I remember the scene on move-in day quite vividly. It was almost as if the sun’s emergence harkened the apprehension and excitement that always came with moving away from family for school. Having had some experience with roommates already from the freshman dorms and a high school summer program, it felt like things would not be too terrible when I moved into on-campus housing’s apartments. But I was wrong.

When four girls voluntarily sign up to share a two-bedroom apartment with a single tiny kitchen, bathroom and common area, initial conflicts were always a given, especially when everyone else except for my actual roommate and I were completely unfamiliar with each other. For coherence and avoiding giving real names, I will call my dorm friend and roommate Nathalie, while the other two roommates are Helen and Bianca.

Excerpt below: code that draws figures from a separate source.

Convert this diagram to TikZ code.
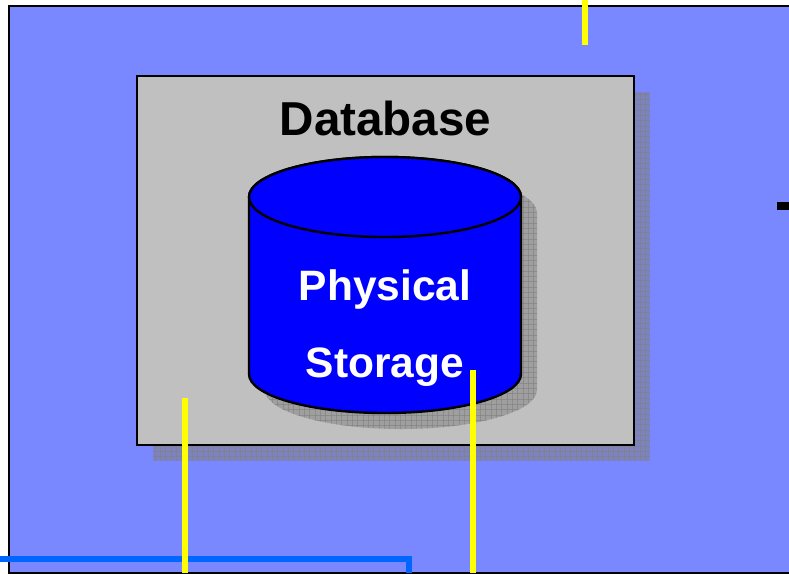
\documentclass[tikz,border=0pt]{standalone}
\usepackage{fontspec}
\setmainfont{Liberation Sans}
\usetikzlibrary{positioning}
\definecolor{bgblue}{RGB}{122,136,255}
\definecolor{boxgray}{RGB}{192,192,192}
\definecolor{wireblue}{RGB}{0,102,255}
\definecolor{wireyellow}{RGB}{255,255,0}
\tikzset{panel/.style={draw=black,line width=2pt,fill=bgblue}}
\tikzset{box/.style={draw=black,line width=2pt,fill=boxgray}}
\tikzset{drum/.style={draw=black,line width=2.4pt,fill=blue}}
\tikzset{shade/.style={fill=gray,fill opacity=0.5}}
\tikzset{mesh/.style={draw=gray,line width=0.5pt,opacity=0.6}}
\tikzset{yellowwire/.style={draw=wireyellow,line width=6pt}}
\tikzset{bluewire/.style={draw=wireblue,line width=6pt,line join=miter}}
\tikzset{title/.style={font=\fontsize{47.6}{50}\selectfont\bfseries}}
\tikzset{label/.style={font=\fontsize{42.5}{45}\selectfont\bfseries,text=white}}

\begin{document}
\begin{tikzpicture}[x=1pt,y=-1pt]
        \useasboundingbox (0,0) rectangle (789,573);
        \clip (0,0) rectangle (789,573);
        \path[panel] (9,6) rectangle (800,572.5);
        % shadows
        \path[shade] (153,92) rectangle (650,461);
        \begin{scope}
            \clip (153,92) rectangle (650,461);
            \foreach \xpos in {155,160.33,...,650} \draw[mesh] (\xpos,92) -- (\xpos,461);
            \foreach \ypos in {94,99.33,...,461} \draw[mesh] (153,\ypos) -- (650,\ypos);
        \end{scope}
        \path[box] (137,76) rectangle (634,445);
        \path[shade] (265,213) -- (265,390) arc[start angle=180,end angle=360,x radius=136,y radius=-39] -- (537,213) arc[start angle=0,end angle=180,x radius=136,y radius=-40] -- cycle;
        \begin{scope}
            \clip (265,213) -- (265,390) arc[start angle=180,end angle=360,x radius=136,y radius=-39] -- (537,213) arc[start angle=0,end angle=180,x radius=136,y radius=-40] -- cycle;
            \foreach \xpos in {267,272.33,...,537} \draw[mesh] (\xpos,173) -- (\xpos,430);
            \foreach \ypos in {175,180.33,...,430} \draw[mesh] (265,\ypos) -- (537,\ypos);
        \end{scope}
        % cylinder
        \path[drum] (249,197) -- (249,374) arc[start angle=180,end angle=360,x radius=136,y radius=-39] -- (521,197) arc[start angle=0,end angle=180,x radius=136,y radius=-40] -- cycle;
        \path[drum] (385,197) ellipse[x radius=136,y radius=40];
        \node[title] (database) at (385.5,118) {Database};
        \node[label] (physical) at (385,290) {Physical};
        \node[label,below=31pt of physical] (storage) {Storage};
        % wires
        \coordinate (t1) at (585,0);
        \coordinate (t2) at (585,45);
        \coordinate (l1) at (185,398);
        \coordinate (l2) at (185,573);
        \coordinate (r1) at (473,370);
        \coordinate (r2) at (473,573);
        \coordinate (b1) at (0,559);
        \coordinate (b2) at (409,559);
        \coordinate (b3) at (409,573);
        \coordinate (e1) at (777,206);
        \coordinate (e2) at (789,206);
        \path[bluewire] (b1) -- (b2) -- (b3);
        \path[yellowwire] (t1) -- (t2);
        \path[yellowwire] (l1) -- (l2);
        \path[yellowwire] (r1) -- (r2);
        \draw[line width=8.5pt] (e1) -- (e2);
    \end{tikzpicture}
\end{document}
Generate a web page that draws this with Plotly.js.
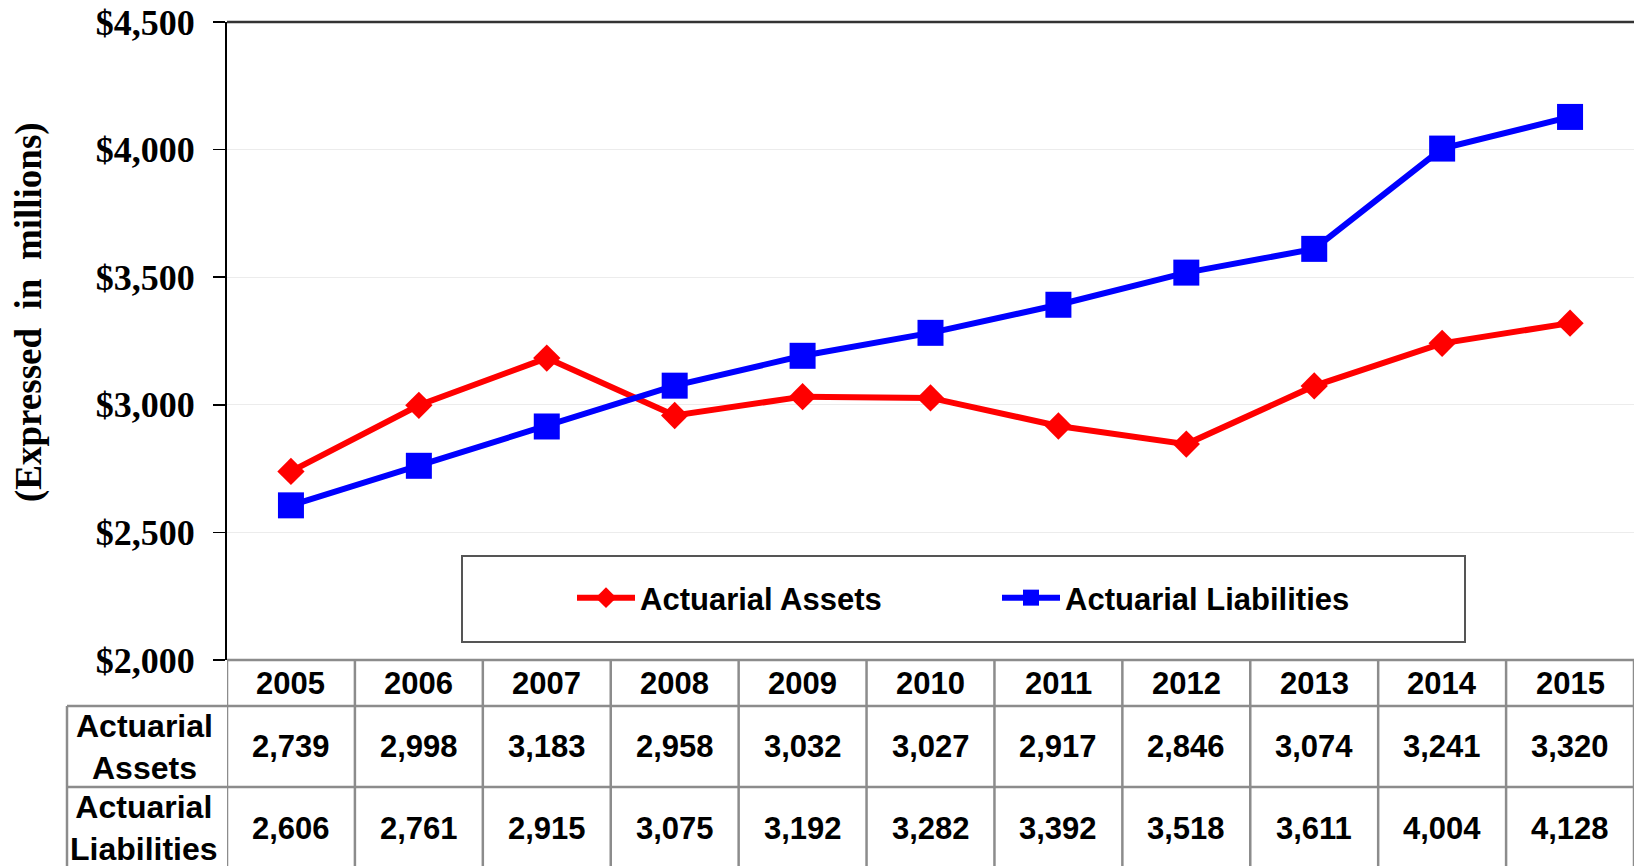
<!DOCTYPE html>
<html>
<head>
<meta charset="utf-8">
<script src="https://cdn.plot.ly/plotly-3.0.1.min.js"></script>
<style>html,body{margin:0;padding:0;background:#fff;}#chart{width:1635px;height:866px;}</style>
</head>
<body>
<div id="chart"></div>
<script>
// ---- data ----
const years = [2005, 2006, 2007, 2008, 2009, 2010, 2011, 2012, 2013, 2014, 2015];
const actuarialAssets = [2739, 2998, 3183, 2958, 3032, 3027, 2917, 2846, 3074, 3241, 3320];
const actuarialLiabilities = [2606, 2761, 2915, 3075, 3192, 3282, 3392, 3518, 3611, 4004, 4128];
const seriesNames = ["Actuarial Assets", "Actuarial Liabilities"];
const rowLabels = ["Actuarial<br>Assets", "Actuarial<br>Liabilities"];
const yTickValues = [2000, 2500, 3000, 3500, 4000, 4500];
const yTickLabels = ["$2,000", "$2,500", "$3,000", "$3,500", "$4,000", "$4,500"];
const yAxisTitle = "(Expressed\u00a0 in\u00a0 millions)";

// ---- layout geometry ----
const W = 1635, H = 866;
const M = {l: 227, r: 1, t: 22, b: 206};
const plotW = W - M.l - M.r, plotH = H - M.t - M.b;
const px2x = p => (p - M.l) / plotW;      // pixel x -> paper x
const py2y = p => (H - M.b - p) / plotH;  // pixel y -> paper y

const SANS = "Arial, 'Liberation Sans', sans-serif";
const SERIF = "'Times New Roman', 'Liberation Serif', serif";
const gridGray = "#8c8c8c";

const traces = [
  {
    x: years, y: actuarialAssets, name: seriesNames[0], type: "scatter", mode: "lines+markers",
    line: {color: "#ff0000", width: 6},
    marker: {symbol: "diamond", size: 21, color: "#ff0000"}
  },
  {
    x: years, y: actuarialLiabilities, name: seriesNames[1], type: "scatter", mode: "lines+markers",
    line: {color: "#0000ff", width: 6},
    marker: {symbol: "square", size: 26, color: "#0000ff"}
  }
];

// table geometry (pixels)
const tblTop = 660, hdrBottom = 706, row1Bottom = 787, tblBottom = 868, labelLeft = 67;
const shapes = [];
const annotations = [];

// legend box
shapes.push({type: "rect", xref: "paper", yref: "paper",
  x0: px2x(462), x1: px2x(1465), y0: py2y(642), y1: py2y(556),
  line: {color: "#555555", width: 2}, fillcolor: "#ffffff", layer: "below"});

// top border line
shapes.push({type: "line", xref: "paper", yref: "paper", x0: 0, x1: 1, y0: 1, y1: 1,
  line: {color: "#333333", width: 2.5}});

// table horizontal lines
[[0, tblTop], [px2x(labelLeft), hdrBottom], [px2x(labelLeft), row1Bottom]].forEach(([x0, py]) => {
  shapes.push({type: "line", xref: "paper", yref: "paper", x0: x0, x1: 1, y0: py2y(py), y1: py2y(py),
    line: {color: gridGray, width: 2.5}});
});
// table vertical lines
years.concat([years[years.length - 1] + 1]).forEach(yr => {
  shapes.push({type: "line", xref: "x", yref: "paper", x0: yr - 0.5, x1: yr - 0.5,
    y0: py2y(tblTop), y1: py2y(tblBottom), line: {color: gridGray, width: 2.5}});
});
shapes.push({type: "line", xref: "paper", yref: "paper", x0: px2x(labelLeft), x1: px2x(labelLeft),
  y0: py2y(hdrBottom), y1: py2y(tblBottom), line: {color: gridGray, width: 2.5}});

const cellFont = {family: SANS, size: 31, color: "#000", weight: "bold"};
years.forEach((yr, i) => {
  annotations.push({xref: "x", yref: "paper", x: yr, y: py2y(683), text: String(yr),
    showarrow: false, font: cellFont, xanchor: "center", yanchor: "middle"});
  annotations.push({xref: "x", yref: "paper", x: yr, y: py2y(747), text: actuarialAssets[i].toLocaleString("en-US"),
    showarrow: false, font: cellFont, xanchor: "center", yanchor: "middle"});
  annotations.push({xref: "x", yref: "paper", x: yr, y: py2y(828), text: actuarialLiabilities[i].toLocaleString("en-US"),
    showarrow: false, font: cellFont, xanchor: "center", yanchor: "middle"});
});
[[rowLabels[0], 747], [rowLabels[1], 828]].forEach(([t, py]) => {
  annotations.push({xref: "paper", yref: "paper", x: px2x((labelLeft + M.l) / 2 - 3), y: py2y(py), text: t,
    showarrow: false, font: {family: SANS, size: 32, color: "#000", weight: "bold"},
    xanchor: "center", yanchor: "middle", align: "center"});
});

// y-axis title
annotations.push({xref: "paper", yref: "paper", x: px2x(29), y: py2y(312), text: yAxisTitle,
  textangle: -90, showarrow: false, xanchor: "center", yanchor: "middle",
  font: {family: SERIF, size: 37, color: "#000", weight: "bold"}});

const layout = {
  width: W, height: H,
  margin: M,
  paper_bgcolor: "#fff", plot_bgcolor: "#fff",
  showlegend: true,
  legend: {
    orientation: "h", x: px2x(572), xanchor: "left", y: py2y(598), yanchor: "middle",
    entrywidth: 352, entrywidthmode: "pixels", itemwidth: 58,
    bgcolor: "rgba(0,0,0,0)", borderwidth: 0,
    font: {family: SANS, size: 31, color: "#000", weight: "bold"}
  },
  xaxis: {
    type: "linear", range: [years[0] - 0.5, years[years.length - 1] + 0.5],
    showgrid: false, zeroline: false, showline: false, showticklabels: false, ticks: "", fixedrange: true
  },
  yaxis: {
    range: [yTickValues[0], yTickValues[yTickValues.length - 1]],
    tickmode: "array", tickvals: yTickValues, ticktext: yTickLabels,
    ticks: "outside", ticklen: 12, tickwidth: 1.5, tickcolor: "#000",
    showline: true, linecolor: "#000", linewidth: 2,
    showgrid: true, gridcolor: "#ececec", gridwidth: 1, zeroline: false,
    ticklabelstandoff: 11,
    tickfont: {family: SERIF, size: 36, color: "#000", weight: "bold"}
  },
  shapes: shapes,
  annotations: annotations
};

Plotly.newPlot("chart", traces, layout, {displayModeBar: false, staticPlot: true});
</script>
</body>
</html>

While Nathalie and Helen had more passive personalities, Bianca and I were quite high-strung personalities. Assertiveness is a double-edged sword if unmediated and it was a trait that was uncontrolled in Bianca. It first started with her taking over more than two-thirds of her shared room with Helen prior to Helen moving in. This gradually evolved into attempts to dictate and establish rules about the common areas through passive-aggressive notes and longer and longer delayed monthly internet payments to me. Then the pushing, overcrowding and racist remarks against me, both when the two of us were alone and when her friends were over. This all culminated into increasing daily micro-aggressions, verbal shouting matches and subsequently, repeated calls to the on-duty Resident Advisors (RA).

Only now do I realize that I had become Bianca’s victim and that this was bullying. In part, I do blame mainstream culture and family and friends for giving me advice that only encouraged Bianca to continue this behavior. From advice such as “just ignore her,” “you should do this back at her” and “you should move out,” I took that all in while increasingly avoiding my apartment. I even went home every weekend, even for just a short half day, and dreaded trying to guess which roommate was waiting behind the apartment door. Frenzied excuses and self-blame made me think “maybe it really is just me” and “am I really that inconsiderate of others?”

When the situation began to escalate, with Bianca coercing me into physical rather than merely verbal fights by moving items and intentionally trapping me in the apartment, I finally reached my breaking point. It was like a switch was turned on and I had to let school officials see my complete meltdown rather than let it tame down after confiding with my family. It was the completely unmediated panic and fear along with the calls to the RAs on-duty that finally got school officials to pay attention to this. This was what I should have shown to school officials instead of waiting almost eight months for it to boil over by ignoring it.

While I cannot say which school officials or departments are more suited for handling cases of bullying, there is a definite lack of reporting and utilization of those resources by students. My hallmate from last year definitely was facing the distress that I was but never reported it either. Whether or not she was discouraged to do so because it was only a year-long experience, her case is all too similar to those which create a bad reputation for school officials addressing bullying. Instead of ignoring it and downplaying it as growing pains, students should be educated about about how new living situations can turn into hostile environments and how these can actually be mediated and resolved by being persistent in conveying those frustrations to school officials. This is what these officials are trained in and their efforts will only get better if more students demanded that those resources improve. Resources such as RAs being better trained in recognizing bullying signs and in following up with students who are repeatedly calling in distressed, or an actual trained counselor assigned to housing for its staff to refer suspected serious cases to.